--- Aim of the task ---
The entries below are to be transcribed in full, without their images.

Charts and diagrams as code
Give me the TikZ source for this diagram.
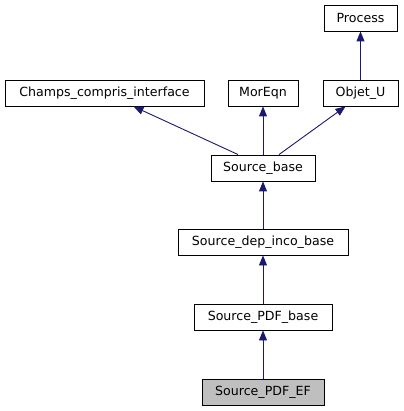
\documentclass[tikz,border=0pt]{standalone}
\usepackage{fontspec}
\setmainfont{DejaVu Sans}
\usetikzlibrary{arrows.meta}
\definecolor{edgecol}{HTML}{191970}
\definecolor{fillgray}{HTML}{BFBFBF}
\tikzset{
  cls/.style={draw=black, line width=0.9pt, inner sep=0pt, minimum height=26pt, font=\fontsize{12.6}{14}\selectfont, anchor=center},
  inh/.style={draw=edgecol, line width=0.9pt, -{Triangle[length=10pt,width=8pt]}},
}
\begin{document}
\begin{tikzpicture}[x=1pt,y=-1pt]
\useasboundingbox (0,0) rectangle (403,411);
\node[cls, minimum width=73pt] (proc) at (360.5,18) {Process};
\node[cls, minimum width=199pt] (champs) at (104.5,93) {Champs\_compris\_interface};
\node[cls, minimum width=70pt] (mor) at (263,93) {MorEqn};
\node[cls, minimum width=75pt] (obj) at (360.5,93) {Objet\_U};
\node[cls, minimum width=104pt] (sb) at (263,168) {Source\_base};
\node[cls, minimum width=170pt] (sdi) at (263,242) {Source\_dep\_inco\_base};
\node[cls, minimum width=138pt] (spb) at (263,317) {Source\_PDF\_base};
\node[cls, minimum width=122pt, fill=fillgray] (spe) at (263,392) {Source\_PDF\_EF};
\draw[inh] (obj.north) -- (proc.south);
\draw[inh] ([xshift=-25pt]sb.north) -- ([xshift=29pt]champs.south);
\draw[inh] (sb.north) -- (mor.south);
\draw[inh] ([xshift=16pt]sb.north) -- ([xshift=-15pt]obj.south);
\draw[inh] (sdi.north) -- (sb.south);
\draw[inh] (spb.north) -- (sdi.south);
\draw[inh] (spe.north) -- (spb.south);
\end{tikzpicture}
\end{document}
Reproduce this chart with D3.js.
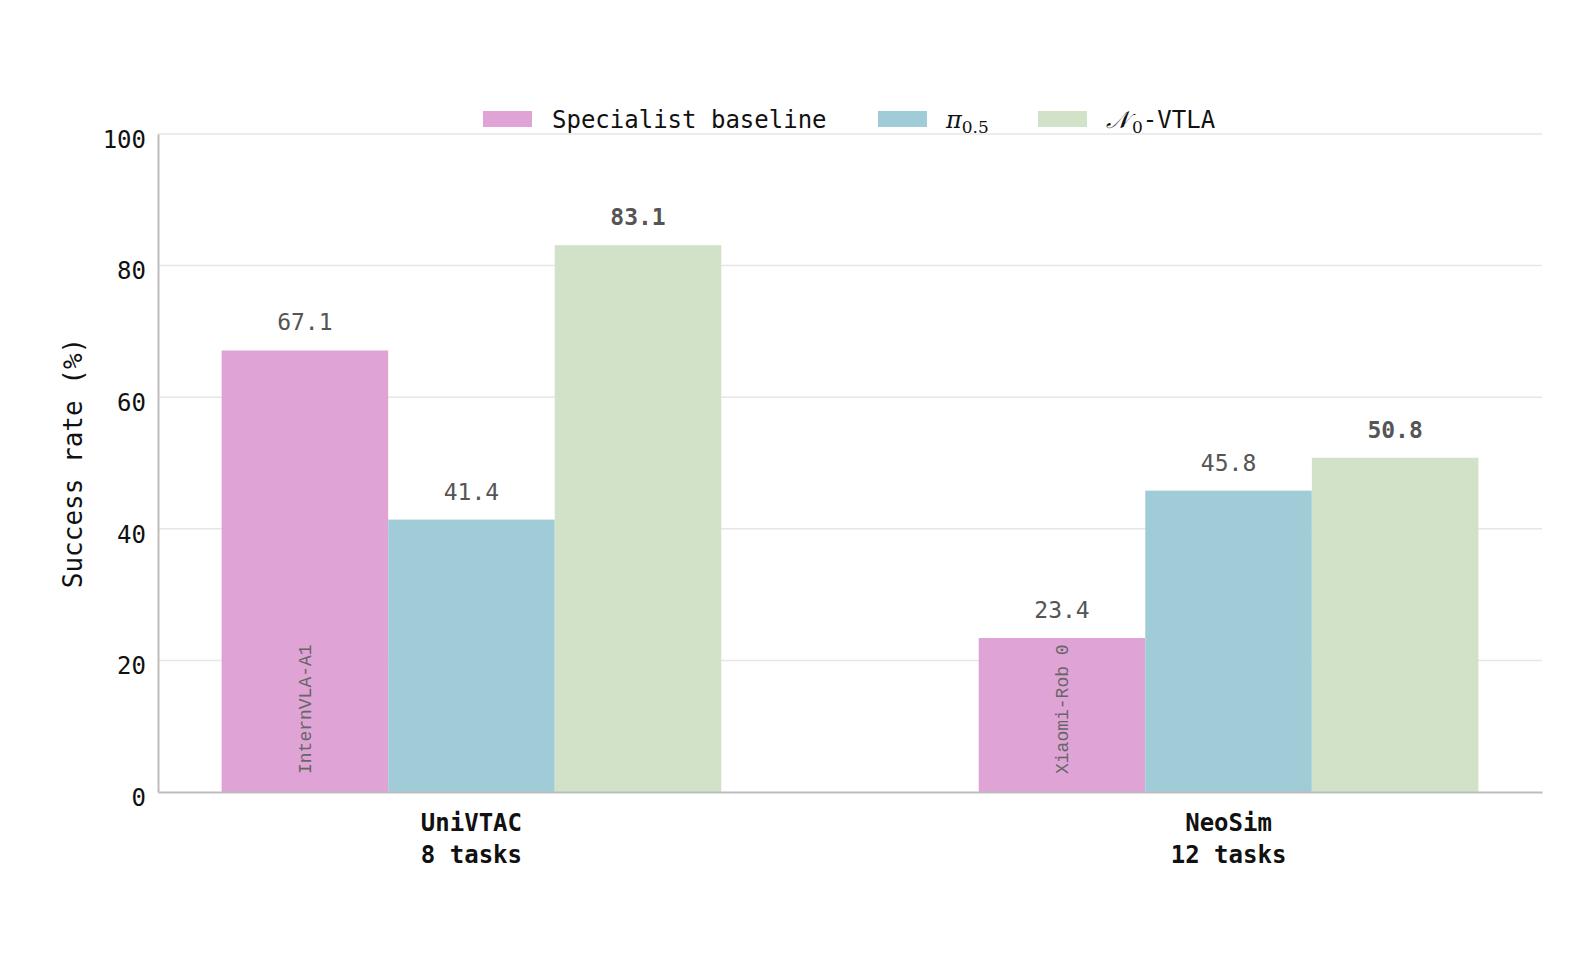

--- Written answer ---
Give me the TikZ source for this diagram.
\documentclass[tikz,border=0pt]{standalone}
\usepackage{fontspec}
\setmainfont{DejaVu Sans}
\usetikzlibrary{arrows.meta}
\definecolor{edgecol}{HTML}{191970}
\definecolor{fillgray}{HTML}{BFBFBF}
\tikzset{
  cls/.style={draw=black, line width=0.9pt, inner sep=0pt, minimum height=26pt, font=\fontsize{12.6}{14}\selectfont, anchor=center},
  inh/.style={draw=edgecol, line width=0.9pt, -{Triangle[length=10pt,width=8pt]}},
}
\begin{document}
\begin{tikzpicture}[x=1pt,y=-1pt]
\useasboundingbox (0,0) rectangle (403,411);
\node[cls, minimum width=73pt] (proc) at (360.5,18) {Process};
\node[cls, minimum width=199pt] (champs) at (104.5,93) {Champs\_compris\_interface};
\node[cls, minimum width=70pt] (mor) at (263,93) {MorEqn};
\node[cls, minimum width=75pt] (obj) at (360.5,93) {Objet\_U};
\node[cls, minimum width=104pt] (sb) at (263,168) {Source\_base};
\node[cls, minimum width=170pt] (sdi) at (263,242) {Source\_dep\_inco\_base};
\node[cls, minimum width=138pt] (spb) at (263,317) {Source\_PDF\_base};
\node[cls, minimum width=122pt, fill=fillgray] (spe) at (263,392) {Source\_PDF\_EF};
\draw[inh] (obj.north) -- (proc.south);
\draw[inh] ([xshift=-25pt]sb.north) -- ([xshift=29pt]champs.south);
\draw[inh] (sb.north) -- (mor.south);
\draw[inh] ([xshift=16pt]sb.north) -- ([xshift=-15pt]obj.south);
\draw[inh] (sdi.north) -- (sb.south);
\draw[inh] (spb.north) -- (sdi.south);
\draw[inh] (spe.north) -- (spb.south);
\end{tikzpicture}
\end{document}
Reproduce this chart with D3.js.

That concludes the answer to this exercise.